Bloody Sunday para to give controversial evidence
A former paratrooper who was threatened with contempt of court proceedings for refusing to appear before the Bloody Sunday inquiry is to give evidence from behind a screen today.
Soldier L failed to turn up to give evidence to the Saville Inquiry last month, telling his lawyers he was feeling increasingly fearful.
However, contempt of court proceedings were suspended when it was confirmed he was prepared to co-operate as long as he was screened from public view.
The tribunal is investigating the events of January 30, 1972 when a total of 13 of unarmed civilians were shot dead by paratroopers during a civil rights march in the Bogside area of Derry.
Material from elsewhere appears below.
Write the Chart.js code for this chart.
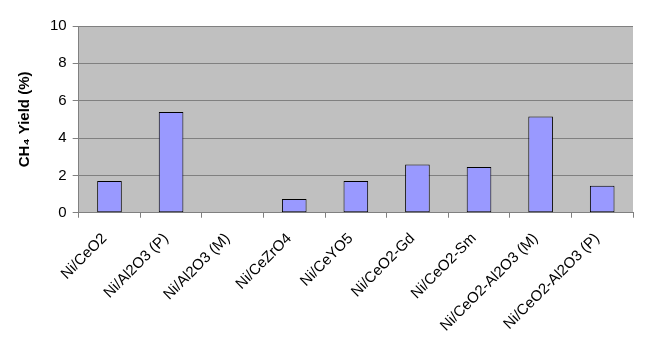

Soldier L, who fired a number of shots on Bloody Sunday, was due to give controversial evidence including claims that the former Bishop of Derry, Edward Daly, then a parish priest, concealed two rifles under his cassock.
He has also claimed he saw another soldier fire so many shots into a body at point blank range, that when other soldiers lifted it on to a British army vehicle, it split in two.
In his statement to the Inquiry, the former paratrooper said his intention on Bloody Sunday was to get Sinn Féin’s Martin McGuinness, then second-in-command of the IRA in Derry, “dead or alive”.
He also claimed that he saw plastic explosives at the rubble barricade in Rossville Street, where four of the victims were shot dead.